May, who once argued that no Brexit deal was better than a bad Brexit deal, has shifted ground, too. Leaving without any agreement could cause economic chaos, so May now says that her plan, while not perfect, is better than any alternative approach.

May can hope that, as the clock ticks toward Britain’s scheduled exit March 29, other ideas like keeping a closer relationship to the European Union (such as that enjoyed by Norway), or holding a second referendum, will be rejected. That might leave hers as the best of a bad series of outcomes.

On Monday, May appeared on one morning television show to sell her deal to the public, presumably in the hope that it will press lawmakers to vote for it.
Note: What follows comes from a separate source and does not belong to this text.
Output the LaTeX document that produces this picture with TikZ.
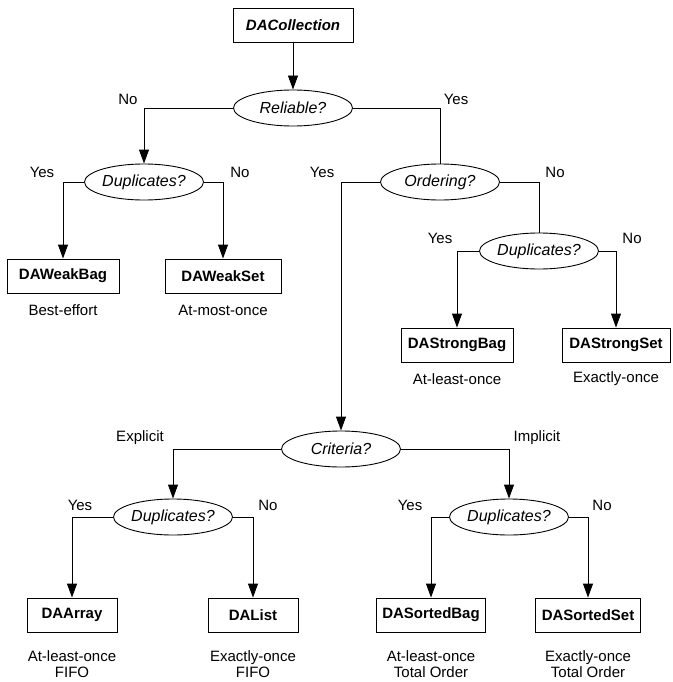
\documentclass[tikz,border=0pt]{standalone}
\usepackage{fontspec}
\setmainfont{Liberation Sans}
\usetikzlibrary{shapes.geometric,arrows.meta}
\tikzset{
  cls/.style={draw,line width=0.9pt,minimum width=90pt,minimum height=34pt,inner xsep=6pt,font=\fontsize{15}{17}\selectfont\bfseries},
  ask/.style={draw,ellipse,line width=0.9pt,minimum width=119pt,minimum height=36pt,inner sep=0pt,font=\fontsize{16}{18}\selectfont\itshape},
  lbl/.style={font=\fontsize{15}{17}\selectfont},
  note/.style={font=\fontsize{15}{16}\selectfont,align=center},
  wire/.style={line width=0.9pt},
  arr/.style={wire,-{Triangle[length=14pt,width=10pt]}}
}
\begin{document}
\begin{tikzpicture}[x=1pt,y=-1pt]
\useasboundingbox (0,0) rectangle (672,682);
% top of the tree
\node[cls,minimum width=120pt,font=\fontsize{15}{17}\selectfont\bfseries\itshape] (coll) at (293,25) {DACollection};
\node[ask] (rel) at (293,108) {Reliable?};
\draw[arr] (coll) -- (rel);
% unreliable side
\node[ask] (dupw) at (144,182) {Duplicates?};
\node[cls,minimum width=112pt] (wbag) at (63,276) {DAWeakBag};
\node[cls,minimum width=116pt] (wset) at (223,276) {DAWeakSet};
\node[lbl] (no1) at (128,99) {No};
\node[lbl] (yes2) at (42,172) {Yes};
\node[lbl] (no2) at (240,172) {No};
\draw[arr] (rel.west) -| (dupw.north);
\draw[arr] (dupw.west) -| (wbag.north);
\draw[arr] (dupw.east) -| (wset.north);
\node[note] (n1) at (63,310) {Best-effort};
\node[note] (n2) at (223,310) {At-most-once};
% reliable side
\node[ask] (ord) at (440,182) {Ordering?};
\node[lbl] (yes1) at (456,99) {Yes};
\draw[wire] (rel.east) -| (ord.north);
\node[ask] (dups) at (539,251) {Duplicates?};
\node[cls,minimum width=112pt] (sbag) at (457,345) {DAStrongBag};
\node[cls,minimum width=108pt] (sset) at (616,345) {DAStrongSet};
\node[lbl] (yes3) at (322,172) {Yes};
\node[lbl] (no3) at (555,172) {No};
\node[lbl] (yes4) at (440,238) {Yes};
\node[lbl] (no4) at (632,238) {No};
\draw[wire] (ord.east) -| (dups.north);
\draw[arr] (dups.west) -| (sbag.north);
\draw[arr] (dups.east) -| (sset.north);
\node[note] (n3) at (457,379) {At-least-once};
\node[note] (n4) at (616,379) {Exactly-once};
% ordered side
\node[ask] (crit) at (341,449) {Criteria?};
\draw[arr] (ord.west) -| (crit.north);
\node[lbl] (expl) at (140,438) {Explicit};
\node[lbl] (impl) at (537,438) {Implicit};
\node[ask] (dupe) at (173,517) {Duplicates?};
\node[ask] (dupi) at (509,517) {Duplicates?};
\draw[arr] (crit.west) -| (dupe.north);
\draw[arr] (crit.east) -| (dupi.north);
\node[lbl] (yes5) at (80,505) {Yes};
\node[lbl] (no5) at (268,505) {No};
\node[lbl] (yes6) at (410,505) {Yes};
\node[lbl] (no6) at (602,505) {No};
\node[cls] (arr1) at (72,615) {DAArray};
\node[cls] (list) at (253,615) {DAList};
\node[cls,minimum width=104pt] (obag) at (431,615) {DASortedBag};
\node[cls,minimum width=104pt] (oset) at (588,615) {DASortedSet};
\draw[arr] (dupe.west) -| (arr1.north);
\draw[arr] (dupe.east) -| (list.north);
\draw[arr] (dupi.west) -| (obag.north);
\draw[arr] (dupi.east) -| (oset.north);
\node[note] (n5) at (72,664) {At-least-once\\FIFO};
\node[note] (n6) at (253,664) {Exactly-once\\FIFO};
\node[note] (n7) at (431,664) {At-least-once\\Total Order};
\node[note] (n8) at (588,664) {Exactly-once\\Total Order};
\end{tikzpicture}
\end{document}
Some have seen her higher recent profile, and a mini-tour of the country, as a dry run for a general election should she feel the need to call one.

May, who has a history of avoiding direct questions, seemed to confirm that reputation when she refused to say whether she would resign if she loses the vote on Dec. 11 or to answer, when asked three times, whether Britons would be better off after Brexit.

“We can be,” she replied on ITV’s This Morning, skirting over her government’s economic analysis that suggested that any form of Brexit will reduce national wealth. May was probably on firmer ground when she recounted a conversation held with one voter at a ceremony to switch on some Christmas lights.

“A woman came up to me and she said: ‘When you say you want to get this done, you’re speaking for me,’ ” May said.